100 years: British unions make “left” gesture to stave off working-class militancy
On September 10, 1925, the national congress of the Trades Union Congress (TUC) in the British town of Scarborough, North Yorkshire, passed a number of resolutions that expressed the growing militancy of the British working class and deeply disturbed the ruling class.
One such resolution was to authorize the TUC’s General Council to secure the world-wide unity of the trade union movement in an all-inclusive federation. This was directed to the Social-Democratic International Federation of Trade Unions (IFTU). The Communist-led National Minority Movement proposed an amendment that would have included the Communist-affiliated Red International of Trade Unions (known by its Russian abbreviation, Profintern) in developing a world alliance of unions, but it was defeated.
The congress passed another resolution condemning the American Dawes Plan in Germany, which had renegotiated reparations payments from the German defeat in World War I and infused cash into the German economy to help suppress the development of socialist revolution.
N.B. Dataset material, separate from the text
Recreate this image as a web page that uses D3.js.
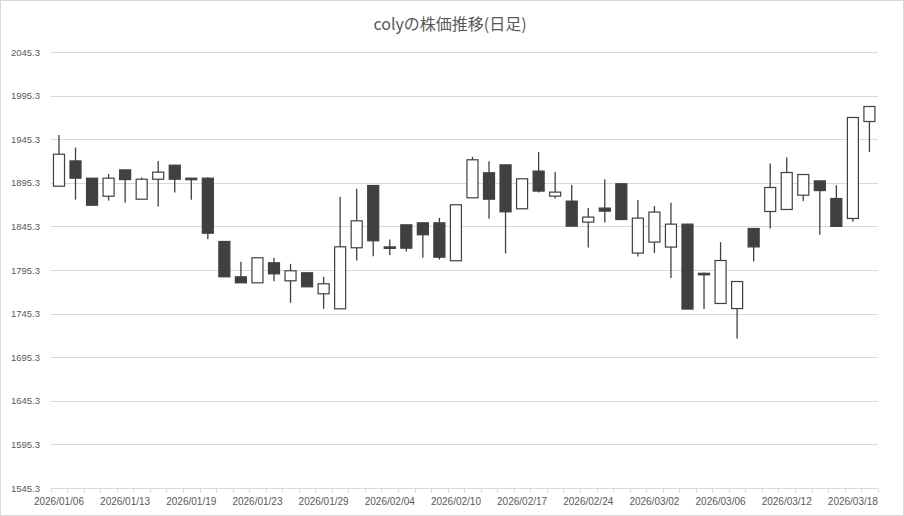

The resolution characterized it as the “capitalist scheme for the enslavement of German labour.”
The resolutions sparked cries about “Bolshevization” of the trade unions in the British and international press. The Daily Mail wrote: “The point clearly emerging from the Trade Union Congress is that red revolutionaries have been neither suppressed nor discouraged.”
The strength of the National Minority Movement at the conference was an indication of the growing militancy of the British working class that would break out in a general strike next year.
But the TUC leaders used the resolutions as a left cover. In April they had founded the Anglo-Russian Joint Advisory Council, better known as the Anglo-Russian Committee, with Russian trade unions in the name of world trade union unity. The leaders of the TUC were to use it as a left cover in their betrayal of the general strike.